La réforme, qui vise à accroître l’efficience du secteur public et la qualité des services, a plusieurs dimensions, notamment le statut des fonctionnaires de haut niveau, la révision du barème des salaires, un lien plus étroit entre la rémunération et la performance, ainsi que le redéploiement dans les régions de l’intérieur qui ne sont pas suffisamment desservies. La réforme contribuera aussi à maîtriser la masse salariale en la réduisant à 12 % du PIB d’ici 2020, ce qui permettra de créer l’espace budgétaire nécessaire pour doubler l’investissement public.

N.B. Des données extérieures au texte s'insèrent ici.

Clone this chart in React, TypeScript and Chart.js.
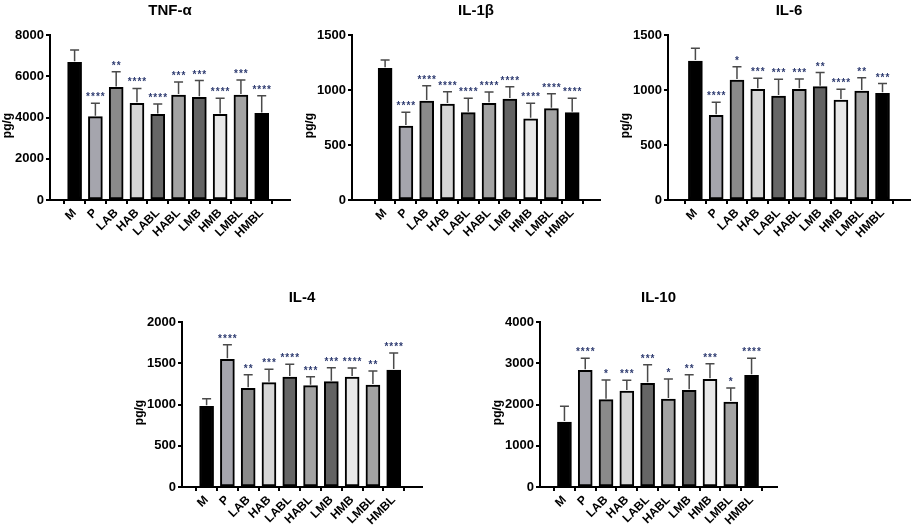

La réforme de la fonction publique constitue une étape nécessaire pour créer de la croissance, mais ne peut être un succès que si un large consensus est dégagé, ce qui nécessite des réformes dans d’autres domaines importants. Par exemple, la réforme de la fonction publique doit aller de pair avec une réforme fiscale qui améliore l’équité en élargissant la base de l’impôt et en accroissant le pouvoir d’achat des contribuables aux revenus les plus bas (par exemple, en relevant le seuil de l’impôt sur le revenu). Comme les autorités le reconnaissent, la mise en œuvre de cette réforme est essentielle car seul le secteur privé, et non le secteur public, peut créer des emplois viables.

Bulletin du FMI : Est-ce que les mesures prises pour s’attaquer à la corruption et renforcer la gouvernance sont suffisantes ?

M. Mati : L’amélioration de la gouvernance constitue une priorité pour le gouvernement. Le renforcement de la lutte contre la corruption et de la gouvernance est prévu par la constitution tunisienne qui a été adoptée l’an dernier. Il s’agit maintenant de passer à l’action. Les autorités sont en train d’établir une loi portant création d’un organe constitutionnel indépendant de haut niveau qui sera chargé de lutter contre la corruption.

De nouvelles lois qui seront adoptées d’ici la fin de l’année protégeront les lanceurs d’alerte, s’attaqueront aux conflits d’intérêts dans le secteur public et exigeront des hauts fonctionnaires qu’ils divulguent leur patrimoine financier net. L’amélioration de la gestion des finances publiques et la publication de davantage de documents officiels contribueront à promouvoir la transparence et à renforcer la gouvernance. Le nouveau Ministère de la fonction publique, de la gouvernance et de la lutte contre la corruption, qui a été mis en place il y a trois mois, contribuera aussi à la mise en œuvre de cette réforme. Le programme appuyé par le FMI aidera les autorités dans ce domaine, notamment en ce qui concerne le renforcement du dispositif de lutte contre le blanchiment des capitaux et le financement du terrorisme.

Bulletin du FMI : Qu’est-ce que le FMI a fait pour encourager les parties prenantes en dehors du gouvernement à souscrire au nouveau programme et à l’appuyer ?

M. Mati : Nous dialoguons avec diverses parties prenantes pour obtenir des perspectives différentes que nous pouvons incorporer dans nos entretiens avec les autorités. Nous rencontrons beaucoup d’organisations non gouvernementales qui s’intéressent à diverses questions sociales. En outre, nous rencontrons régulièrement des groupes de réflexion, ainsi que des syndicats et des chefs d’entreprise. Ces consultations nous permettent d’être à l’écoute des préoccupations de toutes les parties prenantes, de mieux comprendre les grands enjeux du pays et d’améliorer nos entretiens sur les politiques publiques.

Le dialogue avec toutes les parties prenantes se déroule lors de nos visites périodiques dans le pays, ainsi que par l’intermédiaire du représentant résident du FMI à Tunis.